On a cool, hazy morning at Sonoma Raceway, the 21C looks almost as alien as the sprawling weblike structures beneath its carbon fibre bodywork. It's wide and incredibly low but with an SR-71 Blackbird inspired '1+1' seating arrangement, the passenger cell is slim and has an organic, teardrop shape. Of course, aside from Top Gun vibes and the perfection of a central driving position, the configuration is also fantastic for aero optimisation. Is it a downforce monster?
Czinger claims 1,200kg of downforce at 100mph and 2,552kg at 200mph. Open up the rear deck lid with the gorgeous and vast swan neck rear wing (which balances out the massive front splitter and dive planes), and beyond the distractingly beautiful suspension rockers and subframe you'll find the engine. How complicated is the powertrain?

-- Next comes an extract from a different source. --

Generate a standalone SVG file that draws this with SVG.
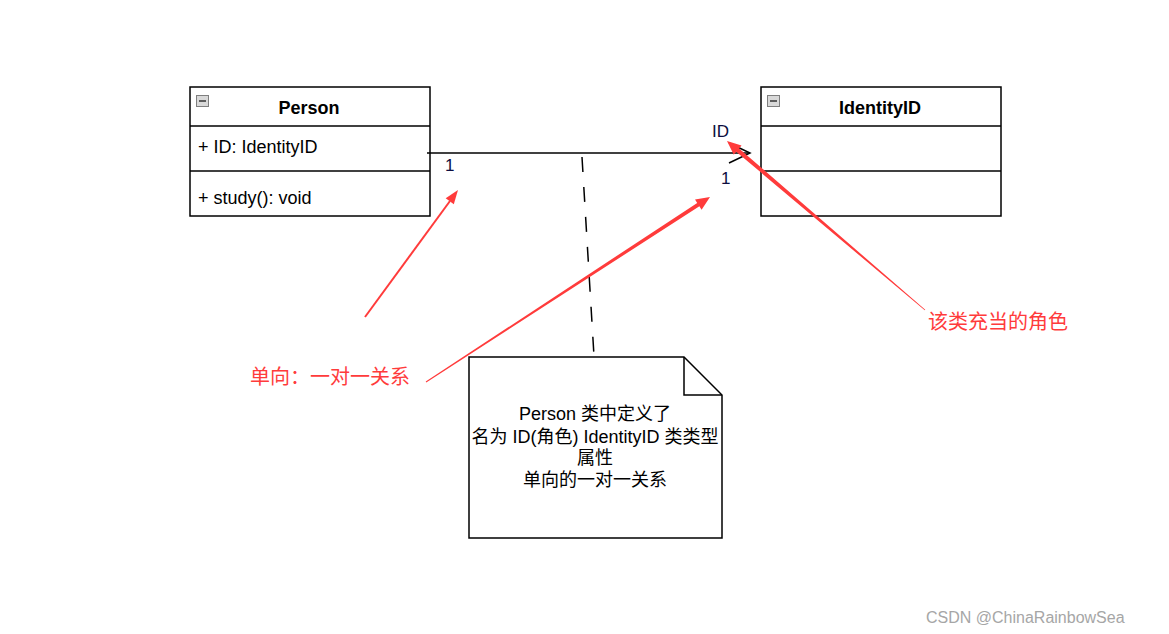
<svg xmlns="http://www.w3.org/2000/svg" width="1169" height="634" viewBox="0 0 1169 634">
<style>
text{font-family:"Liberation Sans","Noto Sans CJK SC",sans-serif;font-size:18px;fill:#000}
.box{fill:#fff;stroke:#000;stroke-width:1.5}
.div{stroke:#000;stroke-width:1.5}
.hdr{font-weight:bold;text-anchor:middle}
.icon{fill:#d9d9d9;stroke:#7f7f7f;stroke-width:1}
.minus{stroke:#333;stroke-width:1.5}
.lbl{fill:#0d0d40;font-size:17px}
.red{fill:#ff3b3b;font-size:20px}
.redf{fill:#ff3b3b}
.mid{text-anchor:middle}
</style>
<rect width="1169" height="634" fill="#fff"/>
<g id="person">
<rect class="box" x="190" y="87" width="240" height="129"/>
<line class="div" x1="190" y1="126" x2="430" y2="126"/>
<line class="div" x1="190" y1="171" x2="430" y2="171"/>
<rect class="icon" x="196.5" y="95.5" width="12" height="11"/>
<line class="minus" x1="199" y1="101" x2="206" y2="101"/>
<text class="hdr" x="309" y="114">Person</text>
<text x="198" y="153">+ ID: IdentityID</text>
<text x="198" y="204">+ study(): void</text>
</g>
<g id="identity">
<rect class="box" x="761" y="87" width="240" height="129"/>
<line class="div" x1="761" y1="126" x2="1001" y2="126"/>
<line class="div" x1="761" y1="171" x2="1001" y2="171"/>
<rect class="icon" x="767.5" y="95.5" width="12" height="11"/>
<line class="minus" x1="770" y1="101" x2="777" y2="101"/>
<text class="hdr" x="880" y="114">IdentityID</text>
</g>
<g id="note">
<path d="M469 357 H684 L722 395 V538 H469 Z" fill="#fff" stroke="#000" stroke-width="1.5"/>
<path d="M684 357 V395 H722" fill="none" stroke="#000" stroke-width="1.5"/>
<text class="mid" x="595" y="420">Person 类中定义了</text>
<text class="mid" x="595" y="443">名为 ID(角色) IdentityID 类类型</text>
<text class="mid" x="595" y="464">属性</text>
<text class="mid" x="595" y="486">单向的一对一关系</text>
</g>
<g id="connectors">
<line x1="427" y1="153" x2="750" y2="153" stroke="#000" stroke-width="1.5"/>
<path d="M729 143 L750 153 L729 163" fill="none" stroke="#000" stroke-width="1.5"/>
<line x1="582" y1="157" x2="594" y2="356" stroke="#000" stroke-width="1.5" stroke-dasharray="15 15"/>
<g id="red-arrows" class="redf">
<line x1="365" y1="317" x2="450" y2="201" stroke="#ff3b3b" stroke-width="2"/>
<polygon points="458,190 453.8,204.3 445.7,198.3"/>
<polygon points="425.73,381.58 697.21,202.92 695.02,199.57 710,197 701.58,209.63 699.39,206.28 426.27,382.42"/>
<polygon points="925.26,309.70 739.08,148.42 741.54,145.52 727,141 733.76,154.66 736.22,151.76 924.74,310.30"/>
</g>
</g>
<g id="assoc-labels">
<text class="lbl" x="445" y="171">1</text>
<text class="lbl" x="721" y="184">1</text>
<text class="lbl" x="712" y="137">ID</text>
</g>
<g id="annot-left"><text class="red" x="250" y="384">单向：一对一关系</text></g>
<g id="annot-right"><text class="red" x="928" y="329">该类充当的角色</text></g>
<g id="watermark"><text x="926" y="623" style="fill:#a6a6a6;font-size:16px">CSDN @ChinaRainbowSea</text></g>
</svg>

At its heart lies a 2.9-litre twin-turbocharged V8 producing 750bhp and 397lb ft. It revs to 11,000rpm and drives through a seven-speed single clutch, but twin-barrel gearbox. The internals are by XTrac and the casing is 3D printed in house. The engine is supplemented by an 800V electric drive system consisting of a crank-driven MGU that can deliver up to 200bhp into the battery and two further electric motors for the front axle, powered by a small but power dense 4kWh battery split and located in each sill.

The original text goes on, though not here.